Fiquei forte, até o fim do pior show da minha vida.
Ele abriu os olhos uma ultima vez. Aqueles olhos grandes e verdes, que já não olhavam mais pra lugar nenhum. Meu pai tocou sua ultima nota.

A grande musica meu pai havia ensinado todas os acordes, mas o solinho agora eu teria que aprender sozinho. O problema é que meus dedos estavam todos quebrados, e eu teria que aprender as notas mais uma vez.
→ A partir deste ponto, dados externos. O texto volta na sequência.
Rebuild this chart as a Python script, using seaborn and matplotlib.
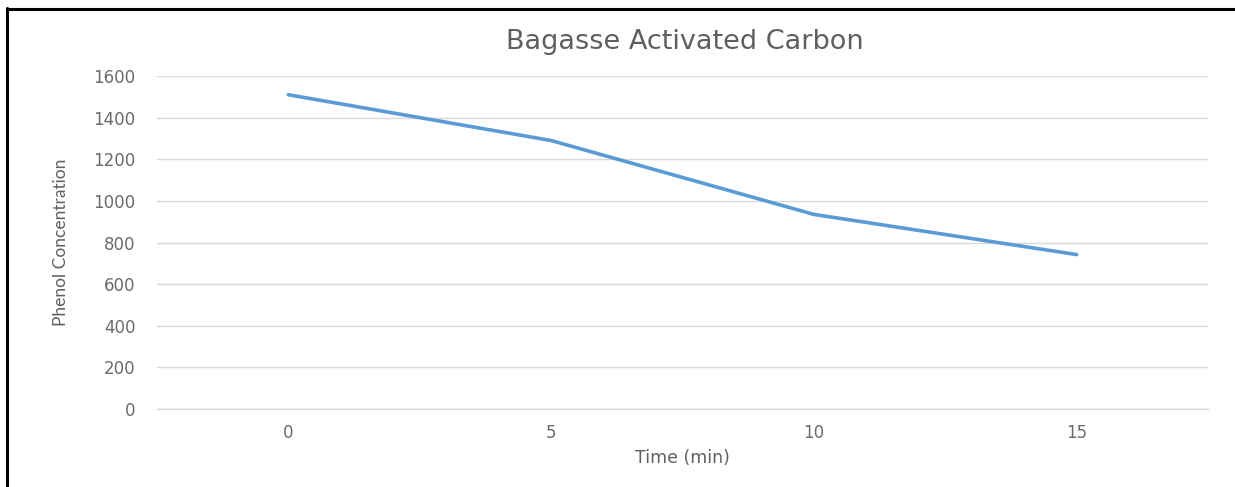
import matplotlib
matplotlib.use("Agg")
import matplotlib.pyplot as plt
import seaborn as sns
import pandas as pd

# Data
time_labels = ["0", "5", "10", "15"]
phenol = [1510, 1290, 935, 742]
y_ticks = [0, 200, 400, 600, 800, 1000, 1200, 1400, 1600]

sns.set_theme(style="white")
plt.rcParams['font.family'] = ['DejaVu Sans']

W, H = 1235, 487
fig = plt.figure(figsize=(W / 100, H / 100), dpi=100)
ax = fig.add_axes([157 / W, 1 - 409 / H, (1208 - 157) / W, (409 - 76) / H])

df = pd.DataFrame({"Time": time_labels, "Phenol": phenol})
sns.lineplot(data=df, x="Time", y="Phenol", ax=ax, color="#5B9BD5",
             linewidth=2.6, sort=False)

ax.set_xlim(-0.5, len(time_labels) - 0.5)
ax.set_ylim(0, 1600)
ax.set_yticks(y_ticks)
ax.set_yticklabels([str(v) for v in y_ticks])
ax.grid(axis="y", color="#D9D9D9", linewidth=1)
ax.grid(axis="x", visible=False)
for s in ax.spines.values():
    s.set_visible(False)
ax.spines["bottom"].set_visible(True)
ax.spines["bottom"].set_color("#D9D9D9")
ax.spines["bottom"].set_linewidth(1)
ax.tick_params(axis="both", length=0, labelsize=12, labelcolor="#6b6b6b")
ax.tick_params(axis="y", pad=15.5)
ax.tick_params(axis="x", pad=11)
ax.set_xlabel("")
ax.set_ylabel("")

fig.text(685 / W, 1 - 42 / H, "Bagasse Activated Carbon", ha="center", va="center",
         fontsize=19.5, color="#5f5f5f")
fig.text(682 / W, 1 - 458 / H, "Time (min)", ha="center", va="center",
         fontsize=12.5, color="#5f5f5f")
fig.text(61 / W, 1 - 242 / H, "Phenol Concentration", ha="center", va="center",
         rotation=90, fontsize=12.5, color="#5f5f5f", family=["Lato", "DejaVu Sans"])

# outer border (open at right and bottom as in the reference)
fig.add_artist(plt.Line2D([6.5 / W, 6.5 / W], [0, 1 - 8 / H], transform=fig.transFigure,
                          color="black", linewidth=2.2))
fig.add_artist(plt.Line2D([6.5 / W, 1], [1 - 8.5 / H, 1 - 8.5 / H], transform=fig.transFigure,
                          color="black", linewidth=2.2))

fig.savefig("out.png", dpi=100)
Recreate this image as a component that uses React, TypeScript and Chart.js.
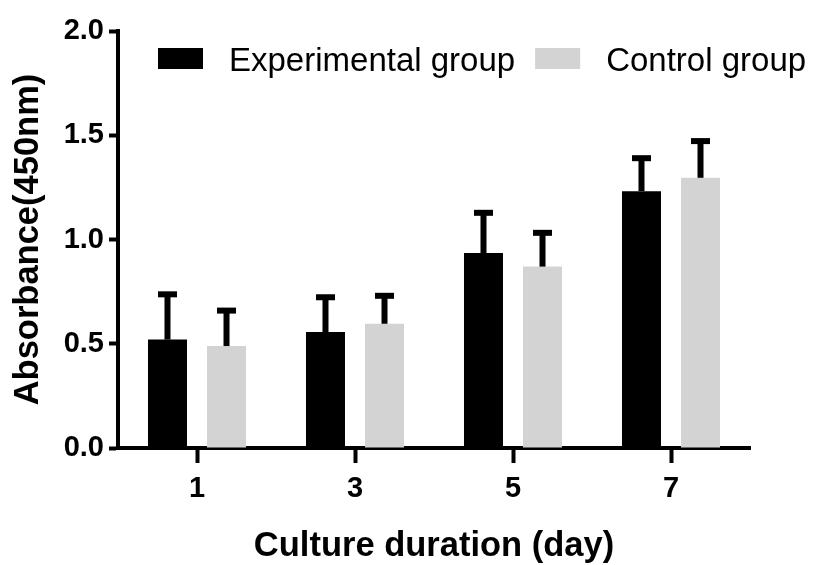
import React, { useEffect, useRef } from "react";
import { Chart, registerables } from "chart.js";

Chart.register(...registerables);

const categories = ["1", "3", "5", "7"];
const seriesNames = ["Experimental group", "Control group"];
const experimentalMeans = [0.52, 0.556, 0.935, 1.232];
const experimentalSD = [0.217, 0.167, 0.193, 0.158];
const controlMeans = [0.489, 0.596, 0.87, 1.296];
const controlSD = [0.17, 0.134, 0.162, 0.176];
const yTicks = [0, 0.5, 1.0, 1.5, 2.0];
const xTitle = "Culture duration (day)";
const yTitle = "Absorbance(450nm)";

const FONT = "'Liberation Sans', Arial, sans-serif";
const BLACK = "#000000";
const GRAY = "#d3d3d3";

const errorBarPlugin = {
  id: "errorBars",
  afterDatasetsDraw(chart: any) {
    const ctx = chart.ctx;
    const yScale = chart.scales.y;
    const sds = [experimentalSD, controlSD];
    chart.data.datasets.forEach((ds: any, i: number) => {
      const meta = chart.getDatasetMeta(i);
      meta.data.forEach((el: any, j: number) => {
        const v = ds.data[j];
        const top = yScale.getPixelForValue(v);
        const cap = yScale.getPixelForValue(v + sds[i][j]);
        ctx.save();
        ctx.fillStyle = BLACK;
        ctx.fillRect(el.x - 3, cap, 6, top - cap);
        ctx.fillRect(el.x - 9.5, cap - 3, 19, 6);
        ctx.restore();
      });
    });
  },
};

const legendPlugin = {
  id: "customLegend",
  afterDraw(chart: any) {
    const ctx = chart.ctx;
    ctx.save();
    ctx.font = `33px ${FONT}`;
    ctx.textBaseline = "alphabetic";
    ctx.textAlign = "left";
    let x = 158;
    const boxY = 48;
    const boxW = 45;
    const boxH = 21;
    chart.data.datasets.forEach((ds: any) => {
      ctx.fillStyle = ds.backgroundColor;
      ctx.fillRect(x, boxY, boxW, boxH);
      x += boxW + 26;
      ctx.fillStyle = BLACK;
      ctx.fillText(ds.label, x, boxY + boxH + 2);
      x += ctx.measureText(ds.label).width + 20;
    });
    ctx.restore();
  },
};

export default function App() {
  const ref = useRef<HTMLCanvasElement>(null);

  useEffect(() => {
    if (!ref.current) return;
    const chart = new Chart(ref.current, {
      type: "bar",
      data: {
        labels: categories,
        datasets: [
          {
            label: seriesNames[0],
            data: experimentalMeans,
            backgroundColor: BLACK,
            borderWidth: 0,
          },
          {
            label: seriesNames[1],
            data: controlMeans,
            backgroundColor: GRAY,
            borderWidth: 0,
          },
        ],
      },
      options: {
        responsive: false,
        animation: false,
        devicePixelRatio: 1,
        layout: { padding: { top: 31, right: 68, left: 0, bottom: 0 } },
        datasets: {
          bar: { categoryPercentage: 0.747, barPercentage: 0.661 },
        },
        plugins: {
          legend: { display: false },
          tooltip: { enabled: false },
        },
        scales: {
          x: {
            type: "category",
            offset: true,
            grid: {
              display: true,
              drawOnChartArea: false,
              drawTicks: true,
              tickLength: 15,
              tickWidth: 4,
              tickColor: BLACK,
              offset: false,
            },
            border: { display: true, width: 4, color: BLACK },
            ticks: {
              color: BLACK,
              padding: 9,
              font: { family: FONT, size: 29, weight: "bold" },
            },
            title: {
              display: true,
              text: xTitle,
              color: BLACK,
              font: { family: FONT, size: 34.5, weight: "bold", lineHeight: 1 },
              padding: { top: 0, bottom: 1 },
            },
            afterFit(scale: any) {
              scale.height = 117;
            },
          },
          y: {
            min: 0,
            max: 2,
            grid: {
              display: true,
              drawOnChartArea: false,
              drawTicks: true,
              tickLength: 9,
              tickWidth: 4,
              tickColor: BLACK,
            },
            border: { display: true, width: 4, color: BLACK },
            afterBuildTicks(scale: any) {
              scale.ticks = yTicks.map((v) => ({ value: v }));
            },
            ticks: {
              color: BLACK,
              padding: 5,
              font: { family: FONT, size: 29, weight: "bold" },
              callback: (v: any) => Number(v).toFixed(1),
            },
            title: {
              display: true,
              text: yTitle,
              color: BLACK,
              font: { family: FONT, size: 34.5, weight: "bold", lineHeight: 1 },
              padding: { top: 11, bottom: 0 },
            },
            afterFit(scale: any) {
              scale.width = 118;
            },
          },
        },
      },
      plugins: [errorBarPlugin, legendPlugin],
    });
    return () => chart.destroy();
  }, []);

  return (
    <div
      style={{
        position: "absolute",
        left: 0,
        top: 0,
        width: 818,
        height: 565,
        background: "#ffffff",
      }}
    >
      <canvas ref={ref} width={818} height={565} style={{ display: "block" }} />
    </div>
  );
}
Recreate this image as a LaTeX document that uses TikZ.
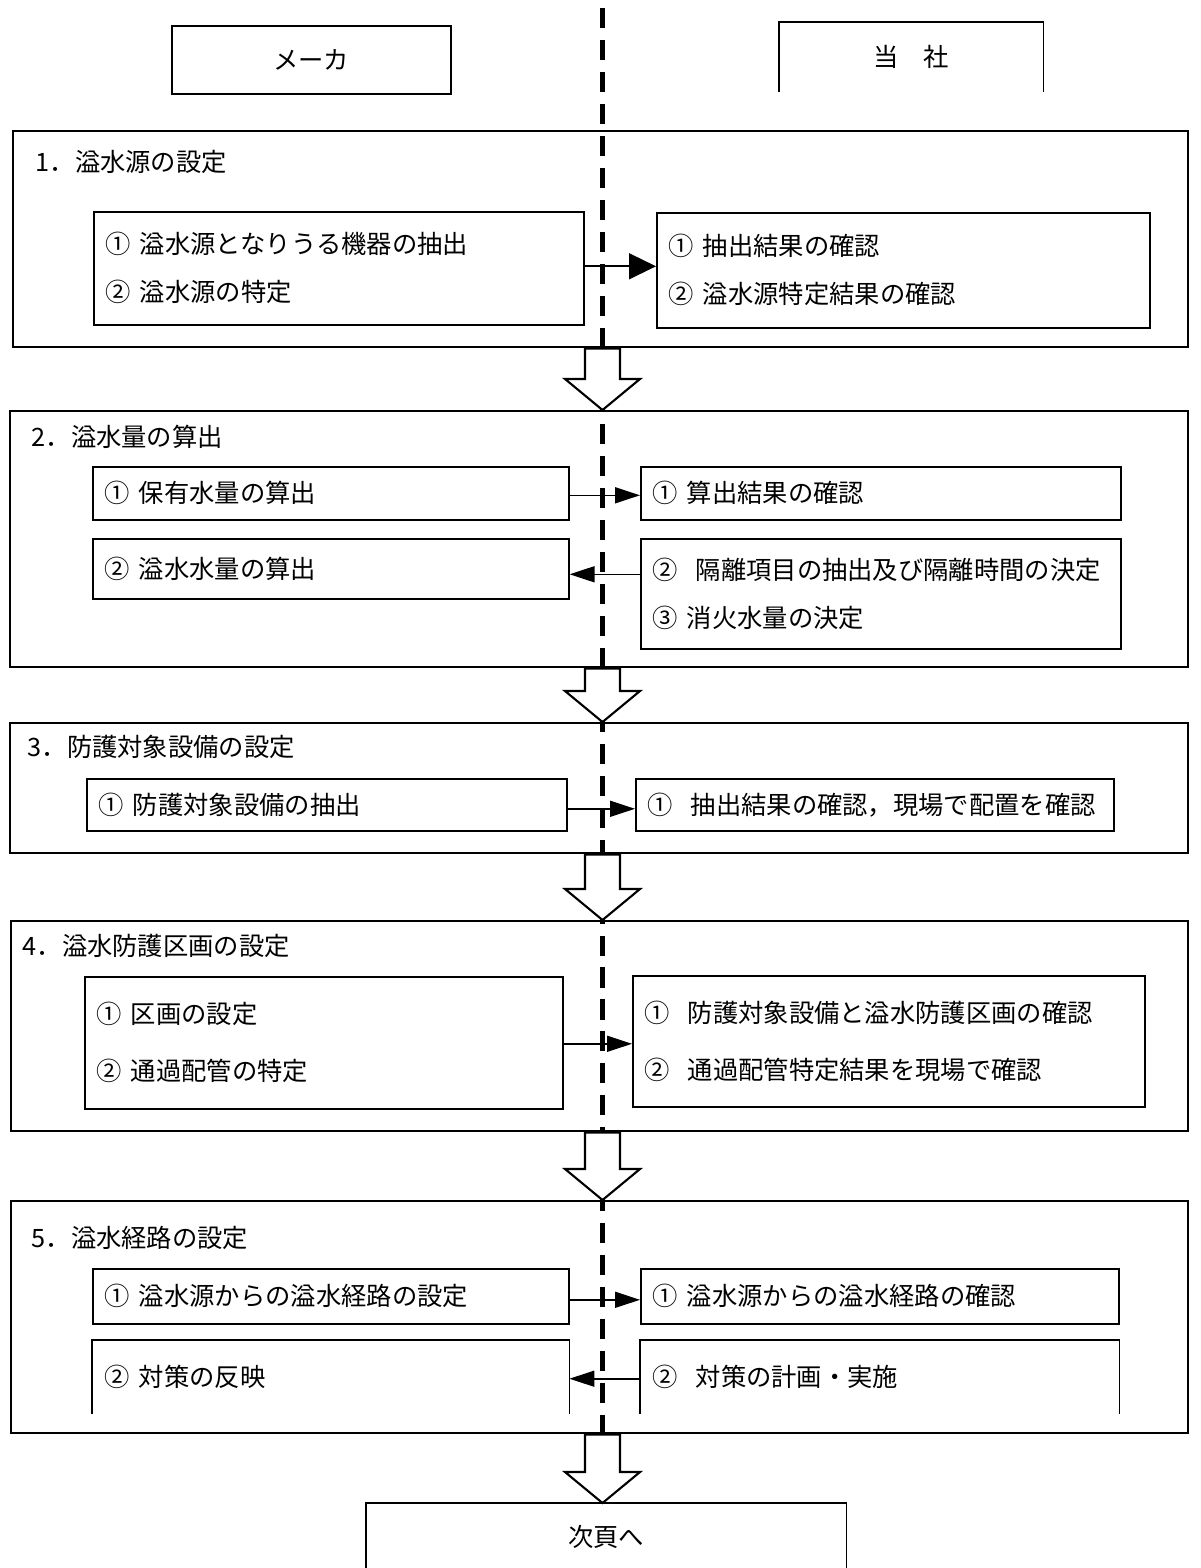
\documentclass[tikz,border=0pt]{standalone}
\usepackage{fontspec}
\setmainfont{Noto Sans CJK JP}
\usetikzlibrary{positioning,arrows.meta}
\newcommand{\numgap}{\hspace{0.35em}}

\begin{document}
\begin{tikzpicture}[
  font=\fontsize{7.2pt}{13.7pt}\selectfont,
  tag/.style={draw, line width=0.45pt, anchor=north west, inner sep=0pt},
  stage/.style={draw, line width=0.7pt, anchor=north west, inner sep=0pt},
  box/.style={draw, line width=0.45pt, anchor=north west, align=left, inner xsep=1.2mm, inner ysep=0pt, minimum width=#1, text width=#1-2.4mm},
  openbox/.style={anchor=north west, align=left, inner xsep=1.2mm, inner ysep=0pt, minimum width=#1, text width=#1-2.4mm},
  head/.style={anchor=west, inner sep=0pt},
  flow/.style={-{Triangle[length=2.5mm,width=1.6mm]}, line width=0.45pt},
  bigflow/.style={-{Triangle[length=2.7mm,width=2.6mm]}, line width=0.45pt},
  hollow/.style={draw, fill=white, line width=0.6pt, line join=miter},
  lane/.style={line width=1.3pt, dash pattern=on 5.7pt off 3.4pt}
]
\useasboundingbox (0,0) rectangle (12,-15.68);
\coordinate (axis) at (6.025,-0.08);

% header
\node[tag, minimum width=2.79cm, minimum height=0.68cm] (mk) at (1.71,-0.25) {メーカ};
\node[tag, draw=none, minimum width=2.63cm, minimum height=0.68cm] (ts) at (7.79,-0.22) {当　社};
\draw[line width=0.45pt] (ts.south west) |- (ts.north east) -- (ts.south east);

% 1
\node[stage, minimum width=11.75cm, minimum height=2.16cm] (s1) at (0.12,-1.30) {};
\node[head] (t1) at (0.35,-1.62) {1．溢水源の設定};
\node[box=4.90cm, minimum height=1.13cm] (a1) at (0.93,-2.11) {①\numgap 溢水源となりうる機器の抽出\\②\numgap 溢水源の特定};
\node[box=4.93cm, minimum height=1.15cm] (b1) at (6.56,-2.12) {①\numgap 抽出結果の確認\\②\numgap 溢水源特定結果の確認};

% 2
\node[stage, minimum width=11.78cm, minimum height=2.56cm] (s2) at (0.09,-4.10) {};
\node[head] (t2) at (0.31,-4.37) {2．溢水量の算出};
\node[box=4.76cm, minimum height=0.53cm] (a2) at (0.92,-4.66) {①\numgap 保有水量の算出};
\node[box=4.80cm, minimum height=0.53cm] (b2) at (6.40,-4.66) {①\numgap 算出結果の確認};
\node[box=4.76cm, minimum height=0.60cm] (c2) at (0.92,-5.38) {②\numgap 溢水水量の算出};
\node[box=4.80cm, minimum height=1.10cm] (d2) at (6.40,-5.38) {②\hspace{0.7em}隔離項目の抽出及び隔離時間の決定\\③\numgap 消火水量の決定};

% 3
\node[stage, minimum width=11.78cm, minimum height=1.30cm] (s3) at (0.09,-7.22) {};
\node[head] (t3) at (0.27,-7.47) {3．防護対象設備の設定};
\node[box=4.80cm, minimum height=0.52cm] (a3) at (0.86,-7.78) {①\numgap 防護対象設備の抽出};
\node[box=4.78cm, minimum height=0.52cm] (b3) at (6.35,-7.78) {①\hspace{0.7em}抽出結果の確認，現場で配置を確認};

% 4
\node[stage, minimum width=11.77cm, minimum height=2.10cm] (s4) at (0.10,-9.20) {};
\node[head] (t4) at (0.22,-9.46) {4．溢水防護区画の設定};
\node[box=4.78cm, minimum height=1.32cm] (a4) at (0.84,-9.76) {①\numgap 区画の設定\\[2.5pt]②\numgap 通過配管の特定};
\node[box=5.12cm, minimum height=1.31cm] (b4) at (6.32,-9.75) {①\hspace{0.7em}防護対象設備と溢水防護区画の確認\\[2.5pt]②\hspace{0.7em}通過配管特定結果を現場で確認};

% 5
\node[stage, minimum width=11.77cm, minimum height=2.32cm] (s5) at (0.10,-12.00) {};
\node[head] (t5) at (0.31,-12.38) {5．溢水経路の設定};
\node[box=4.76cm, minimum height=0.55cm] (a5) at (0.92,-12.68) {①\numgap 溢水源からの溢水経路の設定};
\node[box=4.78cm, minimum height=0.55cm] (b5) at (6.40,-12.68) {①\numgap 溢水源からの溢水経路の確認};
\node[openbox=4.76cm, minimum height=0.73cm] (c5) at (0.92,-13.40) {②\numgap 対策の反映};
\node[openbox=4.78cm, minimum height=0.73cm] (d5) at (6.40,-13.40) {②\hspace{0.7em}対策の計画・実施};

\node[tag, draw=none, minimum width=4.79cm, minimum height=0.66cm] (nx) at (3.66,-15.03) {次頁へ};
\foreach \n in {c5,d5,nx}
  \draw[line width=0.45pt] (\n.south west) |- (\n.north east) -- (\n.south east);

% center lane
\draw[lane] (axis) -- (axis |- nx.north);

% stage to stage
\foreach \a/\b in {s1/s2,s2/s3,s3/s4,s4/s5,s5/nx}
  \draw[hollow] ([xshift=-1.75mm]\a.south -| axis) -- ([xshift=-1.75mm,yshift=3.1mm]\b.north -| axis)
    -- ++(-2mm,0) -- (\b.north -| axis) -- ++(3.75mm,3.1mm) -- ++(-2mm,0)
    -- ([xshift=1.75mm]\a.south -| axis) -- cycle;

% hand-over
\draw[bigflow] ([yshift=0.2mm]a1.east) -- ([yshift=0.2mm]a1.east -| b1.west);
\draw[flow] ([yshift=-0.2mm]a2.east) -- ([yshift=-0.2mm]b2.west);
\draw[flow] ([yshift=-0.55mm]c2.east -| d2.west) -- ([yshift=-0.55mm]c2.east);
\draw[flow] ([yshift=-0.4mm]a3.east) -- ([yshift=-0.4mm]b3.west);
\draw[flow] ([yshift=-0.1mm]a4.east) -- ([yshift=-0.1mm]a4.east -| b4.west);
\draw[flow] ([yshift=-0.35mm]a5.east) -- ([yshift=-0.35mm]b5.west);
\draw[flow] ([yshift=-0.15mm]d5.west |- c5.east) -- ([yshift=-0.15mm]c5.east);
\end{tikzpicture}
\end{document}
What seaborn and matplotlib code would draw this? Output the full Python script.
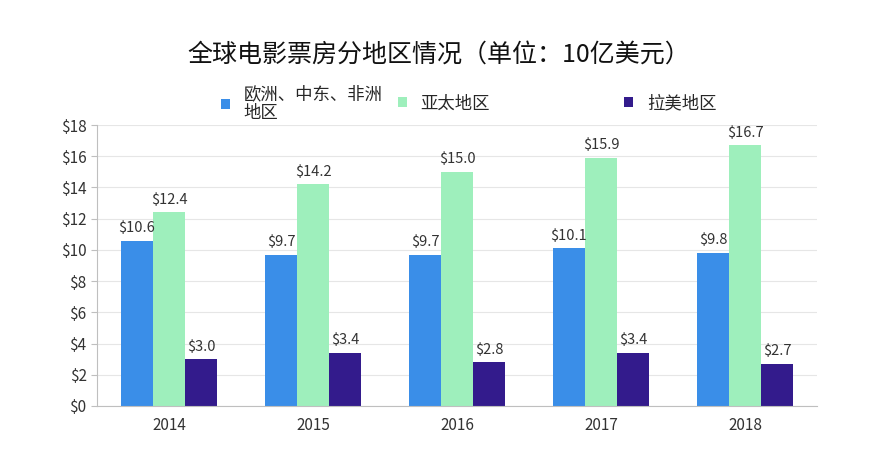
# 全球电影票房分地区情况 bar chart
import pandas as pd
import seaborn as sns
import matplotlib.pyplot as plt
from matplotlib.patches import Patch
from matplotlib.ticker import FixedLocator

# data
years = ['2014', '2015', '2016', '2017', '2018']
regions = ['欧洲、中东、非洲\n地区', '亚太地区', '拉美地区']
emea = [10.6, 9.7, 9.7, 10.1, 9.8]
apac = [12.4, 14.2, 15.0, 15.9, 16.7]
latam = [3.0, 3.4, 2.8, 3.4, 2.7]
colors = ['#3a8ee8', '#9eefbc', '#331b8c']

df = pd.DataFrame({
    'year': years * 3,
    'region': [regions[0]] * 5 + [regions[1]] * 5 + [regions[2]] * 5,
    'value': emea + apac + latam,
})

sns.set_style('white')
plt.rcParams['font.family'] = ['Noto Sans CJK SC', 'DejaVu Sans']

fig = plt.figure(figsize=(8.77, 4.75), dpi=100)
ax = fig.add_axes([0.1106, 0.1453, 0.821, 0.5915])

sns.barplot(data=df, x='year', y='value', hue='region', palette=colors,
            width=0.667, gap=0, saturation=1, linewidth=0, ax=ax, legend=False)

for c in ax.containers:
    ax.bar_label(c, labels=['${:.1f}'.format(v) for v in c.datavalues],
                 padding=4, fontsize=10.5, color='#333333')

ax.set_xlim(-0.5, 4.5)
ax.set_ylim(0, 18)
ax.set_yticks(range(0, 19, 2))
ax.set_yticklabels(['${}'.format(v) for v in range(0, 19, 2)])
ax.yaxis.grid(True, color='#e6e6e6', linewidth=0.8)
ax.set_axisbelow(True)
ax.set_xlabel('')
ax.set_ylabel('')

for s in ['top', 'right']:
    ax.spines[s].set_visible(False)
for s in ['left', 'bottom']:
    ax.spines[s].set_color('#bfbfbf')
    ax.spines[s].set_linewidth(0.8)

ax.tick_params(axis='x', which='major', length=0, labelsize=11, pad=8, colors='#333333')
ax.xaxis.set_minor_locator(FixedLocator([-0.5, 0.5, 1.5, 2.5, 3.5, 4.5]))
ax.tick_params(axis='x', which='minor', length=4, color='#bfbfbf', width=0.8)
ax.tick_params(axis='y', left=True, length=4, color='#bfbfbf', width=0.8,
               labelsize=11, labelcolor='#333333')

fig.text(0.5, 0.886, '全球电影票房分地区情况（单位：10亿美元）', ha='center', va='center',
         fontsize=18, color='#111111')

# legend, three separate entries to keep the uneven spacing
leg_x = [0.234, 0.436, 0.694]
for i in range(3):
    h = Patch(facecolor=colors[i], edgecolor='none')
    lg = fig.legend(handles=[h], labels=[regions[i]], loc='center left',
                    bbox_to_anchor=(leg_x[i], 0.782), frameon=False,
                    handlelength=0.5, handleheight=0.5, handletextpad=0.8,
                    fontsize=12.5, labelspacing=0)
    for t in lg.get_texts():
        t.set_linespacing(1.05)

fig.savefig('out.png', dpi=100)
Tenho agora que fazer o solo sem a sua base...




Pedro Pinheiro

Cliques

A experiência estética que escolhi compartilhar é a de ser fotografada. Não alguma situação específica mas a sensação de todas as vezes em que os cliques da câmera me mostram uma nova perspectiva, uma nova realidade.
Lamento não ser uma experiência tão interessante ou tão bonita quanto outras que possam ter vivido, mas a subjetividade dessa, pra mim, é tão intensa que se eu abordasse outro assunto estaria anulando uma experiência contínua na minha vida que dá sentido à minha realidade.
Às vezes sou mãe, sou filha, sou namorada, sou a amiga, sou mulher, sou menina. Cada personagem que sou me dá novo fôlego, me mostra uma nova perspectiva de realidade, de pensamentos, de ações. Cada personagem sou menos eu e mais envolvimento, penso menos em mim e mais no momento.
Momento vivo e presente que revivo a cada trabalho, uma nova experiência que não se limita ao presente finito, mas ao presente eterno em pensamento e sentimento.
A luz montada clareia a vontade de ser, de viver. 
A imaginação flutua nos poucos segundos de espera.
Então conexão entre os companheiros de trabalho vai acontecendo e a cada sussurro ou grito tenho mais atenção e foco para que o corpo obedeça e a mente flutue até um lugar de onde não vai voltar até a sessão acabar.
Em cada movimento o sentimento esmaga a razão petrificada sem a consciência de que a fez. 
Cada clique a realidade muda, o clique é a chave, o clique é o clímax, o clique traz vida, o clique exige vida.
Enfim o corpo exausto, a mente regozijando a beleza não visual da experiência vivida e a satisfação que invade a alma.
O que resta após as luzes serem apagadas, os fios recolhidos, a maquiagem tirada, o figurino desmontado e as companhias  distantes é a conversa com o eu e o novo eu.